I show sober women how to build the confidence they need to pursue their desires beyond recovery.
August 23. The idea of relationships has been on my mind and heart for a good bit of time now. Because I believe it is the one thing as humans (besides the insides of our bodies) that we have in common.
We all interact with other people in some way. Even the most extreme recluse, has parents, gets food and clothing from a source, earns a living somehow.
Relationships are part of the human experience. And they vary in type and closeness. We have the most intimate people, our partners, our family, closest friends that make up the inner circle.
We go out from there with acquaintances, co-workers and neighbors, then even further out, people we see at the gym, the grocery story or post office.
What’s interesting is how as we go through life this changes. When we are young we attach ourselves to friends at school, people on our teams and our neighborhood pose. These are our people and we believe we will be best friends forever. That we will follow each other to college and never lose touch.
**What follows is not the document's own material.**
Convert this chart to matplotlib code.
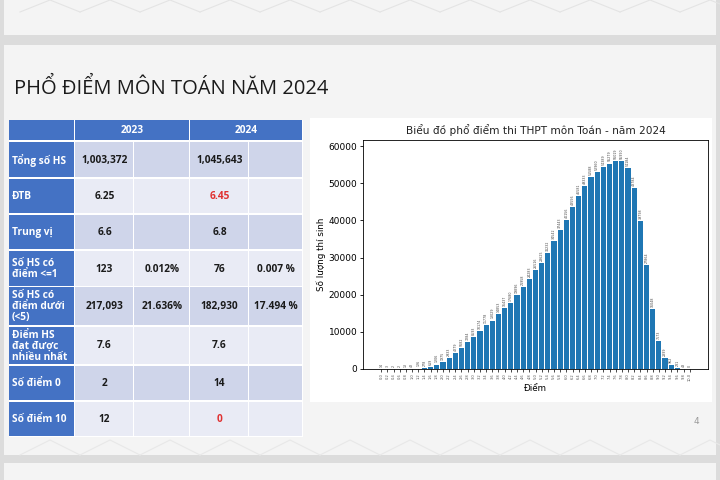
import matplotlib.pyplot as plt
import numpy as np
from matplotlib.patches import Rectangle

# phổ điểm Toán 2024, bước 0.2
diem = [round(i * 0.2, 1) for i in range(51)]
so_ts = [14, 3, 2, 2, 13, 42, 126, 278, 619, 1206,
         1975, 2933, 4279, 5682, 7284, 8593, 10174, 11778, 13029, 14853,
         16437, 17680, 19896, 21958, 24283, 26516, 28625, 31232, 34542, 37443,
         40156, 43556, 46581, 49333, 51588, 52960, 54389, 55279, 56019, 55990,
         54184, 48784, 39798, 27864, 16048, 7573, 2899, 962, 231, 43, 0]

# bảng so sánh
row_labels = ["Tổng số HS", "ĐTB", "Trung vị", "Số HS có\nđiểm <=1",
              "Số HS có\nđiểm dưới\n(<5)", "Điểm HS\nđạt được\nnhiều nhất",
              "Số điểm 0", "Số điểm 10"]
years = ["2023", "2024"]
val_2023 = ["1,003,372", "6.25", "6.6", "123", "217,093", "7.6", "2", "12"]
pct_2023 = ["", "", "", "0.012%", "21.636%", "", "", ""]
val_2024 = ["1,045,643", "6.45", "6.8", "76", "182,930", "7.6", "14", "0"]
pct_2024 = ["", "", "", "0.007 %", "17.494 %", "", "", ""]
red_2024 = [False, True, False, False, False, False, False, True]

fig = plt.figure(figsize=(7.2, 4.8), dpi=100, facecolor='#f4f4f4')

# khung slide (toạ độ pixel)
bg = fig.add_axes([0, 0, 1, 1])
bg.set_xlim(0, 720)
bg.set_ylim(480, 0)
bg.axis('off')
bg.add_patch(Rectangle((0, 0), 720, 480, fc='#f4f4f4', lw=0, zorder=0))
bg.add_patch(Rectangle((0, 35), 720, 10, fc='#dcdcdc', lw=0, zorder=1))
bg.add_patch(Rectangle((0, 455), 720, 8, fc='#dcdcdc', lw=0, zorder=1))
bg.add_patch(Rectangle((0, 0), 4, 480, fc='#dcdcdc', lw=0, zorder=1))
bg.add_patch(Rectangle((716, 0), 4, 480, fc='#dcdcdc', lw=0, zorder=1))
for x0 in range(20, 700, 60):
    bg.plot([x0, x0 + 30, x0 + 60], [12, 0, 12], color='#e4e4e4', lw=0.8, zorder=1)
    bg.plot([x0, x0 + 30, x0 + 60], [455, 440, 455], color='#e8e8e8', lw=0.8, zorder=1)

bg.text(14, 88, "PHỔ ĐIỂM MÔN TOÁN NĂM 2024", fontsize=14.5, family='Open Sans',
        color='#1a1a1a', va='center', ha='left', zorder=4)
bg.text(696, 421, "4", fontsize=6.5, color='#999999', ha='center', va='center')

# bảng
col_x = [9, 75, 134, 190, 249, 303]
header = (120, 141)
row_y = [(142, 178), (179, 214), (215, 250), (251, 287),
         (287, 326), (327, 365), (366, 401), (402, 437)]
blue = '#4472c4'
band_dark = '#cfd5ea'
band_light = '#e9ebf5'
g = 1.5
tf = 'Open Sans'
fs = 7.3

bg.add_patch(Rectangle((col_x[0], header[0]), col_x[-1] - col_x[0],
                       row_y[-1][1] - header[0], fc='white', lw=0, zorder=1.5))
bg.add_patch(Rectangle((col_x[0], header[0]), col_x[1] - col_x[0] - g,
                       header[1] - header[0] - g, fc=blue, lw=0, zorder=2))
for k, yr in enumerate(years):
    xa, xb = col_x[1 + 2 * k], col_x[3 + 2 * k]
    bg.add_patch(Rectangle((xa, header[0]), xb - xa - g, header[1] - header[0] - g,
                           fc=blue, lw=0, zorder=2))
    bg.text((xa + xb) / 2, (header[0] + header[1]) / 2, yr, color='white',
            fontsize=fs, fontweight='bold', family=tf, ha='center', va='center', zorder=3)

for i, (y0, y1) in enumerate(row_y):
    fill = band_dark if i % 2 == 0 else band_light
    bg.add_patch(Rectangle((col_x[0], y0), col_x[1] - col_x[0] - g, y1 - y0 - g,
                           fc=blue, lw=0, zorder=2))
    bg.text(col_x[0] + 3, (y0 + y1) / 2, row_labels[i], color='white', fontsize=fs,
            fontweight='bold', family=tf, ha='left', va='center', linespacing=1.0, zorder=3)
    cells = [val_2023[i], pct_2023[i], val_2024[i], pct_2024[i]]
    for j, txt in enumerate(cells):
        xa, xb = col_x[1 + j], col_x[2 + j]
        bg.add_patch(Rectangle((xa, y0), xb - xa - g, y1 - y0 - g, fc=fill, lw=0, zorder=2))
        c = '#e03030' if (j == 2 and red_2024[i]) else '#1a1a1a'
        bg.text((xa + xb) / 2, (y0 + y1) / 2, txt, color=c, fontsize=fs,
                fontweight='bold', family=tf, ha='center', va='center', zorder=3)

# vùng ảnh biểu đồ
bg.add_patch(Rectangle((310, 118), 402, 284, fc='white', lw=0, zorder=2))

ax = fig.add_axes([363 / 720, 1 - 369 / 480, 345 / 720, 229 / 480])
ax.set_zorder(5)
bars = ax.bar(diem, so_ts, width=0.17, color='#1f77b4')
ax.bar_label(bars, rotation=90, fontsize=2.3, padding=1.5, color='#444444')
ax.set_ylim(0, max(so_ts) * 1.1)
ax.set_xticks(diem)
ax.set_xticklabels([f"{d:.1f}" for d in diem], rotation=90, fontsize=2.6, color='#555555')
ax.tick_params(axis='x', length=2, width=0.5, pad=1)
ax.tick_params(axis='y', labelsize=6.5, length=2.5, width=0.6, pad=1.5)
ax.set_title("Biểu đồ phổ điểm thi THPT môn Toán - năm 2024", fontsize=7.6, pad=4, color='#222222')
ax.set_xlabel("Điểm", fontsize=6.3, labelpad=2)
ax.set_ylabel("Số lượng thí sinh", fontsize=6.3, labelpad=2)
for s in ax.spines.values():
    s.set_linewidth(0.6)

fig.savefig("out.png", dpi=100, facecolor=fig.get_facecolor())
As we age it becomes abundantly clear this isn’t the case. In a way this is a big one on the list of life’s disappointments. Nothing happens right.
There isn’t a fight or some type of betrayal, we just move on in different directions. There are glimmers of the old days when we come together at weddings, or reunions or run into someone at a party,
You are starting your new adult life. Maybe you have moved. Maybe you are dating or have gotten married. You have a job you love with new people. The nostalgia of remembering those good old days returns over Christmas dinner or on summer vacations. And you wonder, what ever happened to your best friend that lived next door.
Of course some relationships do withstand the test of time. Heck, I married my high school sweetheart so there’s that. Some women stay close with those girl friends and they grow old together rocking on porches drinking lemonade talking about the kids and planning their next adventure.
My point is we all have relationships.
Even the most introverted person who truly enjoys their own company has relationships and that means making and effort with them. If we want to live and love well with others it takes effort. And obviously the closer you are with someone or the more important the relationship the more you will want things to be healthy, mutually respectful and happy.
Enter addiction, who’s main goal is to take over your whole life, ruin everything and eviscerate all of your relationships. Fill you with shame, guilt and lies making it almost impossible for you to be loved consistently.
The miracle of recovery is we get to rebuild ourselves. We get to forgive and be forgiven. However, so often the damage cuts deep. There are wounds that no matter what you do, are still gaping and won’t heal.
And sadly, sometimes there are relationships that need to end. They are so damaged, so toxic that even years of counseling can’t fix. But as a therapist, a married woman of twenty three years, and having lived sober for nineteen, I believe that is the exception.
I have seen women come out of the pits of despair so broken, so hurt it didn’t seem possible but they did it. They worked on themselves to change everything, to build emotional sobriety, to develop the confidence to stand up for themselves in their relationships because they are valuable.
There is hope in doing the work.
If you are sitting in a pool of your own despair right now, if you would prefer to crawl into a cave and live on your own I get it. You are certainly not alone and maybe you need to hang out in that place for a minute. But don’t stay long because the miracle will happen for you when you put one foot in front of the other, when you recognize your part in the story and begin to soften your heart.
Healing is hard. It takes effort and intention and change. And frankly, most people won’t do it. But you will. You can rebuild relationships that need restoring. You can heal past hurts and you can start new friendships. Because as humans we were created to connect. To live in community with others.
So don’t write off people to become a homesteader just yet. Give it a chance. Reach out. Find the right guide to walk along side you as you do it.
I know that’s what I have done. Not once but many times because I don’t like the discomfort that comes from disconnection. From lack of community and from isolation.
I have also learned who isn’t for me (that one’s harder). And have started to let go of people who just aren’t serving me right now, or perhaps they would be more comfortable someplace else.
Today I am not in the business of fitting in or soothing people as they come along side of me on this path I call life. I remain in service to my family and to a God of my understanding who I believe never leaves me.
I will show up open and exposed, the most authentic self I can be so others know they are not alone and they belong.